• Set task
Will you extract the entries word for word? Images should not appear in the copy.
-*-*-
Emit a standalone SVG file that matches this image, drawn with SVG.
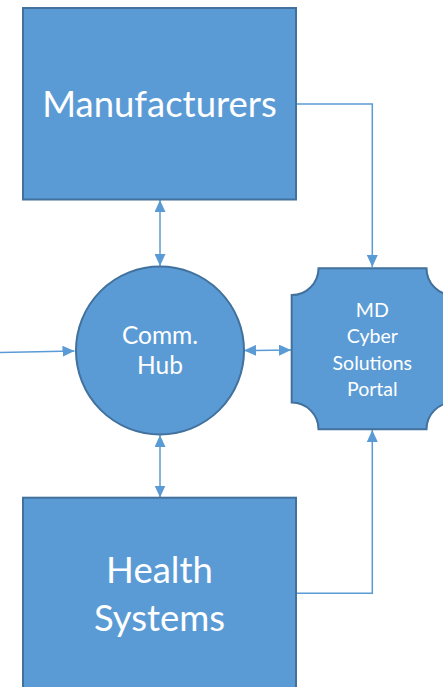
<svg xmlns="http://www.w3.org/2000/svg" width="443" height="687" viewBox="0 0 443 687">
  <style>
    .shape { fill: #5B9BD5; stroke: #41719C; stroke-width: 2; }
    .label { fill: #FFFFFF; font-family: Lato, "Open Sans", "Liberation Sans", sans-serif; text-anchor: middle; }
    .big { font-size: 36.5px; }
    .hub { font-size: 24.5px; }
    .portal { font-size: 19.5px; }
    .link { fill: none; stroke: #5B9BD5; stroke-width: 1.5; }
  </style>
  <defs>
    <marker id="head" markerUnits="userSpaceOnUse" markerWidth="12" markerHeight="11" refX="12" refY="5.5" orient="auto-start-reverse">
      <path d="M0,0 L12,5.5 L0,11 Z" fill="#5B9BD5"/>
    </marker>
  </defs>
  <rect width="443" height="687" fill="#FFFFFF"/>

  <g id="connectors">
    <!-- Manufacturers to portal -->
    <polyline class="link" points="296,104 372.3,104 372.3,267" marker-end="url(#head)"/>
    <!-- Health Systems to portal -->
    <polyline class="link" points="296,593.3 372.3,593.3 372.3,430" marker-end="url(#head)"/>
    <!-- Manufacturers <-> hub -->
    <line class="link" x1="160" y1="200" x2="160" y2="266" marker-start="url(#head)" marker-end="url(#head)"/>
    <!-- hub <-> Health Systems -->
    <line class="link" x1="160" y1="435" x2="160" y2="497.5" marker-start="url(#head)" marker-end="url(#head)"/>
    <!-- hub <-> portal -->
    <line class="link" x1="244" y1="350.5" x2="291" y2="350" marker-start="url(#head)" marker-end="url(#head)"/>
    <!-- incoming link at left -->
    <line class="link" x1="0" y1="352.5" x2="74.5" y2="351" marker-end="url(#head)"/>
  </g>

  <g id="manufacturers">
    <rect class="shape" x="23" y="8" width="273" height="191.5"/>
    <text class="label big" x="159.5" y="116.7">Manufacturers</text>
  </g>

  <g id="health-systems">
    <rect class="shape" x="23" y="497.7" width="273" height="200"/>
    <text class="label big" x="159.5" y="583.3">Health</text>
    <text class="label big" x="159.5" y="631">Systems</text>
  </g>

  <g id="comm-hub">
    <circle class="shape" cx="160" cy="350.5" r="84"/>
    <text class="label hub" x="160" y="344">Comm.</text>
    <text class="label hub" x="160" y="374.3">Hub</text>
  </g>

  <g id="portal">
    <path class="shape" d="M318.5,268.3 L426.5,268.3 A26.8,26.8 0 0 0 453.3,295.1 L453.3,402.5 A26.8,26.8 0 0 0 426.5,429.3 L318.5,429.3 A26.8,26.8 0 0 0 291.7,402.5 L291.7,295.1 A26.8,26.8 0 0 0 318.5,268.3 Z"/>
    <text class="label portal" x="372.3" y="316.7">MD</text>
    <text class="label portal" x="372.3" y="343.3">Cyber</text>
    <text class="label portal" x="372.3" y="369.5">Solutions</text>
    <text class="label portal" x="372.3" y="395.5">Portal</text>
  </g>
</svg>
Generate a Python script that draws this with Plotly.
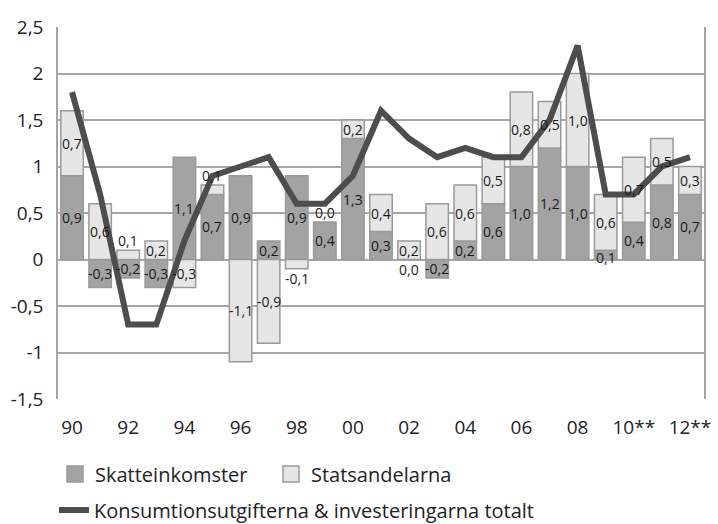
-*-*-
• Written answer
Emit a standalone SVG file that matches this image, drawn with SVG.
<svg xmlns="http://www.w3.org/2000/svg" width="443" height="687" viewBox="0 0 443 687">
  <style>
    .shape { fill: #5B9BD5; stroke: #41719C; stroke-width: 2; }
    .label { fill: #FFFFFF; font-family: Lato, "Open Sans", "Liberation Sans", sans-serif; text-anchor: middle; }
    .big { font-size: 36.5px; }
    .hub { font-size: 24.5px; }
    .portal { font-size: 19.5px; }
    .link { fill: none; stroke: #5B9BD5; stroke-width: 1.5; }
  </style>
  <defs>
    <marker id="head" markerUnits="userSpaceOnUse" markerWidth="12" markerHeight="11" refX="12" refY="5.5" orient="auto-start-reverse">
      <path d="M0,0 L12,5.5 L0,11 Z" fill="#5B9BD5"/>
    </marker>
  </defs>
  <rect width="443" height="687" fill="#FFFFFF"/>

  <g id="connectors">
    <!-- Manufacturers to portal -->
    <polyline class="link" points="296,104 372.3,104 372.3,267" marker-end="url(#head)"/>
    <!-- Health Systems to portal -->
    <polyline class="link" points="296,593.3 372.3,593.3 372.3,430" marker-end="url(#head)"/>
    <!-- Manufacturers <-> hub -->
    <line class="link" x1="160" y1="200" x2="160" y2="266" marker-start="url(#head)" marker-end="url(#head)"/>
    <!-- hub <-> Health Systems -->
    <line class="link" x1="160" y1="435" x2="160" y2="497.5" marker-start="url(#head)" marker-end="url(#head)"/>
    <!-- hub <-> portal -->
    <line class="link" x1="244" y1="350.5" x2="291" y2="350" marker-start="url(#head)" marker-end="url(#head)"/>
    <!-- incoming link at left -->
    <line class="link" x1="0" y1="352.5" x2="74.5" y2="351" marker-end="url(#head)"/>
  </g>

  <g id="manufacturers">
    <rect class="shape" x="23" y="8" width="273" height="191.5"/>
    <text class="label big" x="159.5" y="116.7">Manufacturers</text>
  </g>

  <g id="health-systems">
    <rect class="shape" x="23" y="497.7" width="273" height="200"/>
    <text class="label big" x="159.5" y="583.3">Health</text>
    <text class="label big" x="159.5" y="631">Systems</text>
  </g>

  <g id="comm-hub">
    <circle class="shape" cx="160" cy="350.5" r="84"/>
    <text class="label hub" x="160" y="344">Comm.</text>
    <text class="label hub" x="160" y="374.3">Hub</text>
  </g>

  <g id="portal">
    <path class="shape" d="M318.5,268.3 L426.5,268.3 A26.8,26.8 0 0 0 453.3,295.1 L453.3,402.5 A26.8,26.8 0 0 0 426.5,429.3 L318.5,429.3 A26.8,26.8 0 0 0 291.7,402.5 L291.7,295.1 A26.8,26.8 0 0 0 318.5,268.3 Z"/>
    <text class="label portal" x="372.3" y="316.7">MD</text>
    <text class="label portal" x="372.3" y="343.3">Cyber</text>
    <text class="label portal" x="372.3" y="369.5">Solutions</text>
    <text class="label portal" x="372.3" y="395.5">Portal</text>
  </g>
</svg>
Generate a Python script that draws this with Plotly.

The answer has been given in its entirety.